Marcjwebb":32etu0u1 said:
i am noticing that about half way through it seems to get tougher to push through however when there is no panel on it is glides through smoothly, no grabbing.

Have you double-checked the alignment between the mitre slot and the blade?
Could you be cutting something that could be releasing internal tension and gripping and binding on the saw as it moves?

That's exactly how I'd describe the feeling you get when the wood you're cutting moves and internal tensions close up the saw cut a bit, which in turn binds on the blade and acts as a resistance to cutting further. The solution is to stop your cut with the saw still in the wood (removing it with the saw running could lead to kickback accidents, especially if you took your riving knife off!), power down the saw and knock a wedge into the cut line to force the wood apart again. Then power up and resume the cut.

Nearer the end of the cut there's less of the wood remaining to exert any force, so that's why it speeds up again near the end.

(I've been ripping down some slabs recently and have been making a lot of use of a couple of wedges made of sycamore. Except for the bit where they disappeared into the house to be used as doorstops!)

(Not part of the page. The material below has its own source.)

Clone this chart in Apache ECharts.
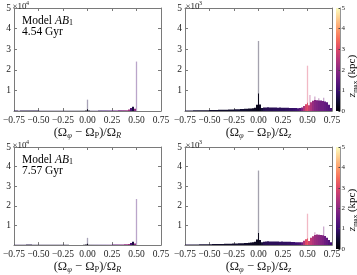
<!DOCTYPE html>
<html><head><meta charset="utf-8">
<script src="https://cdn.jsdelivr.net/npm/echarts@6/dist/echarts.min.js"></script>
<style>html,body{margin:0;padding:0;background:#fff}#c{width:357px;height:275px}</style>
</head><body><div id="c"></div>
<script>
const binWidth = 0.02;
const binCenters = [-0.74,-0.72,-0.70,-0.68,-0.66,-0.64,-0.62,-0.60,-0.58,-0.56,-0.54,-0.52,-0.50,-0.48,-0.46,-0.44,-0.42,-0.40,-0.38,-0.36,-0.34,-0.32,-0.30,-0.28,-0.26,-0.24,-0.22,-0.20,-0.18,-0.16,-0.14,-0.12,-0.10,-0.08,-0.06,-0.04,-0.02,0.00,0.02,0.04,0.06,0.08,0.10,0.12,0.14,0.16,0.18,0.20,0.22,0.24,0.26,0.28,0.30,0.32,0.34,0.36,0.38,0.40,0.42,0.44,0.46,0.48,0.50,0.52,0.54,0.56,0.58,0.60,0.62,0.64,0.66,0.68,0.70,0.72,0.74];

// Top-left: 4.54 Gyr, (Ωφ−ΩP)/ΩR
const countsTL = [200,190,180,200,220,240,260,270,260,240,220,200,190,180,170,160,150,150,150,140,140,140,130,130,120,
  120,120,115,115,115,110,110,110,110,120,150,280,
  800,
  220,150,160,170,180,190,190,200,210,220,230,250,260,280,300,320,340,360,380,400,
  700,1500,2100,1100,0,0,0,0,0,0,0,0,0,0,0,0,0];
const zmaxTL = [0.7,0.7,0.7,0.65,0.65,0.65,0.6,0.6,0.6,0.6,0.6,0.6,0.6,0.6,0.6,0.6,0.6,0.6,0.6,0.6,0.6,0.6,0.6,0.6,0.6,
  0.55,0.55,0.55,0.5,0.5,0.5,0.5,0.45,0.45,0.4,0.35,0.3,
  0.2,
  0.4,0.6,0.7,0.8,0.8,0.9,0.9,1.0,1.0,1.1,1.2,1.3,1.4,1.5,1.6,1.7,1.8,1.9,2.0,2.1,
  2.2,1.2,0.6,2.0,0,0,0,0,0,0,0,0,0,0,0,0,0];
const spikeXTL = [0.0, 0.5];
const spikeYTL = [5500, 24000];
const spikeZTL = [0.6, 1.2];

// Top-right: 4.54 Gyr, (Ωφ−ΩP)/Ωz
const countsTR = [25,28,30,30,32,33,35,36,38,40,40,42,45,46,48,50,52,55,57,60,62,65,68,72,75,
  80,85,90,95,100,105,110,118,125,135,160,300,
  850,
  320,140,165,175,180,170,165,170,165,160,165,160,155,160,155,150,150,145,140,135,
  140,170,240,330,400,280,430,500,530,520,510,510,490,460,420,300,150];
const zmaxTR = [0.6,0.55,0.55,0.5,0.5,0.5,0.45,0.45,0.45,0.45,0.4,0.4,0.4,0.4,0.4,0.4,0.4,0.4,0.4,0.4,0.4,0.4,0.4,0.4,0.4,
  0.5,0.5,0.5,0.45,0.45,0.45,0.4,0.4,0.35,0.3,0.3,0.25,
  0.2,
  0.3,0.5,0.7,0.75,0.75,0.75,0.75,0.8,0.8,0.8,0.8,0.8,0.8,0.85,0.85,0.9,0.9,0.95,1.0,1.1,
  1.3,1.8,2.4,2.9,3.1,2.7,2.4,2.1,1.9,1.8,1.7,1.6,1.6,1.5,1.4,1.3,1.2];
const spikeXTR = [0.0, 0.5, 0.525, 0.575, 0.615, 0.665];
const spikeYTR = [3400, 2200, 780, 700, 620, 640];
const spikeZTR = [0.4, 3.0, 2.4, 2.0, 1.8, 1.6];

// Bottom-left: 7.57 Gyr, (Ωφ−ΩP)/ΩR
const countsBL = [190,180,170,190,210,230,250,260,250,230,210,190,180,170,160,150,145,140,140,135,130,130,125,125,120,
  120,115,115,110,110,105,105,100,100,110,140,260,
  700,
  200,140,150,160,170,180,180,190,200,210,220,240,250,270,290,310,330,350,370,390,
  550,1100,1700,850,0,0,0,0,0,0,0,0,0,0,0,0,0];
const zmaxBL = [0.7,0.7,0.7,0.65,0.65,0.65,0.6,0.6,0.6,0.6,0.6,0.6,0.6,0.6,0.6,0.6,0.6,0.6,0.6,0.6,0.6,0.6,0.6,0.6,0.6,
  0.55,0.55,0.55,0.5,0.5,0.5,0.5,0.45,0.45,0.4,0.35,0.3,
  0.2,
  0.4,0.6,0.7,0.8,0.8,0.9,0.9,1.0,1.0,1.1,1.2,1.3,1.4,1.5,1.6,1.7,1.8,1.9,2.0,2.1,
  2.2,1.2,0.6,2.0,0,0,0,0,0,0,0,0,0,0,0,0,0];
const spikeXBL = [0.0, 0.5];
const spikeYBL = [3700, 23500];
const spikeZBL = [0.6, 1.2];

// Bottom-right: 7.57 Gyr, (Ωφ−ΩP)/Ωz
const countsBR = [28,30,32,32,34,35,36,38,40,42,42,44,46,48,50,52,54,56,58,60,63,66,70,74,78,
  82,86,92,96,100,106,112,120,128,140,170,280,
  620,
  260,140,170,185,190,185,180,185,180,178,175,178,172,170,168,165,160,155,150,145,
  140,150,220,300,340,210,380,450,520,540,530,520,500,460,370,260,150];
const zmaxBR = [0.6,0.6,0.55,0.55,0.5,0.5,0.5,0.5,0.5,0.45,0.45,0.45,0.45,0.45,0.45,0.4,0.4,0.4,0.4,0.4,0.4,0.4,0.4,0.4,0.4,
  0.45,0.45,0.45,0.4,0.4,0.4,0.4,0.35,0.35,0.3,0.3,0.25,
  0.2,
  0.3,0.5,0.7,0.75,0.75,0.8,0.8,0.8,0.8,0.8,0.85,0.85,0.85,0.85,0.9,0.9,0.95,1.0,1.0,1.1,
  1.2,1.6,2.4,3.0,3.2,2.8,2.6,2.4,2.2,2.1,2.0,1.9,1.8,1.6,1.5,1.3,1.1];
const spikeXBR = [0.0, 0.5, 0.575, 0.665];
const spikeYBR = [3800, 1600, 650, 950];
const spikeZBR = [0.4, 3.0, 2.2, 1.8];

const xTicks = [-0.75,-0.50,-0.25,0.00,0.25,0.50,0.75];
const yTicksL = [10000,20000,30000,40000,50000];
const yTicksR = [1000,2000,3000,4000,5000];
const cbTicks = [0,1,2,3,4,5];
const timeLabels = ['4.54 Gyr','7.57 Gyr'];

const magma = ['#000004','#140e36','#3b0f70','#641a80','#8c2981','#b73779','#de4968','#f7705c','#fe9f6d','#fecf92','#fcfdbf'];
const FONT = 'Liberation Serif';
const TXT = '#222';
const LINE = '#7a7a7a';

const chart = echarts.init(document.getElementById('c'), null, {renderer:'canvas'});

function zip3(xs, ys, zs){ return xs.map((x,i)=>[x, ys[i], zs[i]]); }

function barItem(params, api){
  const x = api.value(0), y = api.value(1);
  if (!y) return null;
  const p0 = api.coord([x - binWidth/2, y]);
  const p1 = api.coord([x + binWidth/2, 0]);
  const x0 = Math.round(p0[0]), x1 = Math.round(p1[0]);
  return {type:'rect', shape:{x:x0, y:p0[1], width:x1-x0, height:p1[1]-p0[1]},
    style:{fill:api.visual('color')}};
}
function spikeItem(params, api){
  const x = api.value(0), y = api.value(1);
  const a = api.coord([x, 0]), b = api.coord([x, y]);
  return {type:'line', shape:{x1:a[0], y1:a[1], x2:b[0], y2:b[1]},
    style:{stroke: echarts.color.lift(api.visual('color'), 0.62), lineWidth:1.3}};
}

const grids = [
  {left:12, top:8, width:149, height:103},
  {left:185, top:8, width:147, height:103},
  {left:12, top:147, width:149, height:102},
  {left:185, top:147, width:147, height:102},
  {left:336, top:8, width:4, height:103},
  {left:336, top:147, width:4, height:102}
];

const titleRich = {
  a:{fontFamily:FONT, fontSize:12.5, color:TXT, lineHeight:15},
  i:{fontFamily:FONT, fontSize:12.5, color:TXT, lineHeight:15, fontStyle:'italic'},
  s:{fontFamily:FONT, fontSize:8.5, color:TXT, lineHeight:7, verticalAlign:'bottom'},
  si:{fontFamily:FONT, fontSize:8.5, color:TXT, lineHeight:7, verticalAlign:'bottom', fontStyle:'italic'}
};
const nameR = '{a|(Ω}{si|φ}{a| − Ω}{s|P}{a|)/Ω}{si|R}';
const nameZ = '{a|(Ω}{si|φ}{a| − Ω}{s|P}{a|)/Ω}{si|z}';

const AL = {show:true, onZero:false, lineStyle:{color:LINE, width:1}};
const AT = {show:true, inside:true, length:3, lineStyle:{color:LINE}};

const xAxes = [], yAxes = [];
for (let g = 0; g < 4; g++) {
  const isR = (g % 2 === 1);
  xAxes.push({
    type:'value', gridIndex:g, min:xTicks[0], max:xTicks[xTicks.length-1], interval:0.25,
    position:'bottom', axisLine:AL, axisTick:AT, splitLine:{show:false},
    axisLabel:{fontFamily:FONT, fontSize:9.5, color:TXT, margin:4, showMinLabel:true, showMaxLabel:true,
      formatter:v => (v < 0 ? '−' : '') + Math.abs(v).toFixed(2)},
    name: isR ? nameZ : nameR, nameLocation:'middle', nameGap:11,
    nameTextStyle:{rich:titleRich}
  });
  xAxes.push({
    type:'value', gridIndex:g, min:xTicks[0], max:xTicks[xTicks.length-1], interval:0.25,
    position:'top', axisLine:AL, axisTick:AT, splitLine:{show:false}, axisLabel:{show:false}
  });
  const ticks = isR ? yTicksR : yTicksL;
  const step = ticks[0];
  yAxes.push({
    type:'value', gridIndex:g, min:0, max:ticks[ticks.length-1], interval:step, position:'left',
    axisLine:AL, axisTick:AT, splitLine:{show:false},
    axisLabel:{fontFamily:FONT, fontSize:9.5, color:TXT, margin:3,
      formatter:v => v === 0 ? '' : String(Math.round(v/step))}
  });
  yAxes.push({
    type:'value', gridIndex:g, min:0, max:ticks[ticks.length-1], interval:step, position:'right',
    axisLine:AL, axisTick:AT, splitLine:{show:false}, axisLabel:{show:false}
  });
}
for (let g = 4; g < 6; g++) {
  xAxes.push({type:'value', gridIndex:g, min:0, max:1, show:false});
  yAxes.push({
    type:'value', gridIndex:g, min:cbTicks[0], max:cbTicks[cbTicks.length-1], interval:1, position:'right',
    axisLine:{show:true, onZero:false, lineStyle:{color:LINE, width:0.8}},
    axisTick:{show:true, inside:true, length:1.5, lineStyle:{color:'#444'}},
    splitLine:{show:false},
    axisLabel:{fontFamily:FONT, fontSize:7, color:TXT, margin:1.5}
  });
}

const panels = [
  [countsTL, zmaxTL, spikeXTL, spikeYTL, spikeZTL],
  [countsTR, zmaxTR, spikeXTR, spikeYTR, spikeZTR],
  [countsBL, zmaxBL, spikeXBL, spikeYBL, spikeZBL],
  [countsBR, zmaxBR, spikeXBR, spikeYBR, spikeZBR]
];
const series = [];
panels.forEach((p, g) => {
  series.push({type:'custom', xAxisIndex:2*g, yAxisIndex:2*g, renderItem:barItem, clip:true, z:3,
    data: zip3(binCenters, p[0], p[1]), encode:{x:0, y:1}, silent:true});
  series.push({type:'custom', xAxisIndex:2*g, yAxisIndex:2*g, renderItem:spikeItem, clip:true, z:1,
    data: zip3(p[2], p[3], p[4]), encode:{x:0, y:1}, silent:true});
});

function cbRect(top, h){
  const stops = magma.map((c,i)=>({offset:i/(magma.length-1), color:c}));
  return {type:'rect', left:336, top:top, shape:{width:4, height:h},
    style:{fill:new echarts.graphic.LinearGradient(0,1,0,0,stops)}, z:0};
}
function modelText(top, t){
  return {type:'text', left:22, top:top, z:10, style:{
    text:'{a|Model }{i|AB}{s|1}\n{a|' + t + '}',
    rich:{
      a:{fontFamily:FONT, fontSize:11.5, color:TXT, lineHeight:11},
      i:{fontFamily:FONT, fontSize:11.5, color:TXT, lineHeight:11, fontStyle:'italic'},
      s:{fontFamily:FONT, fontSize:8, color:TXT, lineHeight:5, verticalAlign:'bottom'}
    }}};
}
function expText(left, top, e){
  return [
    {type:'text', left:left, top:top, z:10, style:{text:'×10', fontFamily:FONT, fontSize:9, fill:TXT}},
    {type:'text', left:left+13.5, top:top-2, z:10, style:{text:e, fontFamily:FONT, fontSize:6, fill:TXT}}
  ];
}
function cbLabel(cy){
  return {type:'text', x:352.5, y:cy, rotation:Math.PI/2, z:10, style:{
    text:'{i|z}{s|max}{a| (kpc)}', align:'center', verticalAlign:'middle',
    rich:{
      a:{fontFamily:FONT, fontSize:11, color:TXT, lineHeight:12},
      i:{fontFamily:FONT, fontSize:11, color:TXT, lineHeight:12, fontStyle:'italic'},
      s:{fontFamily:FONT, fontSize:7, color:TXT, lineHeight:6, verticalAlign:'bottom'}
    }}};
}

chart.setOption({
  animation:false,
  backgroundColor:'#fff',
  grid: grids,
  xAxis: xAxes,
  yAxis: yAxes,
  visualMap:{show:false, type:'continuous', min:cbTicks[0], max:cbTicks[cbTicks.length-1], dimension:2,
    seriesIndex:[0,1,2,3,4,5,6,7], inRange:{color:magma}},
  series: series,
  graphic: [
    cbRect(8, 103), cbRect(147, 102),
    modelText(15, timeLabels[0]), modelText(154, timeLabels[1]),
    ...expText(12.5, 2, '4'), ...expText(185.5, 2, '3'),
    ...expText(12.5, 141, '4'), ...expText(185.5, 141, '3'),
    cbLabel(76), cbLabel(210)
  ]
});
</script>
</body></html>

Another option could be that the blade isn't entirely aligned with the mitre slot, meaning that as you push the wood through the cut, it's moving at an angle across the blade rather than directly parallel to it - so the already-cut edge starts to rub against the rear face of the saw blade, 'inside' of the teeth. If that's the case, I had some luck just loosening the screws that pass through the table to hold the motor + saw in place on my TS-200 and then knocking the tabletop with a mallet until it was all aligned. However, unlike some saws the motor in the TS-200 is attached to the tabletop itself, so you may find you only get good results by opening the side of the saw and giving the mallet tap to the motor unit itself.
 
jake this is brill, thank you, one part you mentioned i must add to , i notice that the cuts go in slightly then back out again from start of the cut to the end, might this just need re-fettling,

i must add that the sled fence is produciong cuts within 0.08 mm from front to back, have done the whole 5 cut test thing, so really more like 0.02 per side over 18 inches ( roughly )
 
That is surely an alignment issue. The in-out behaviour is caused by the saw cutting on the front and back edges (and I expect both kerfs would be wedge shaped). Wot Jake says!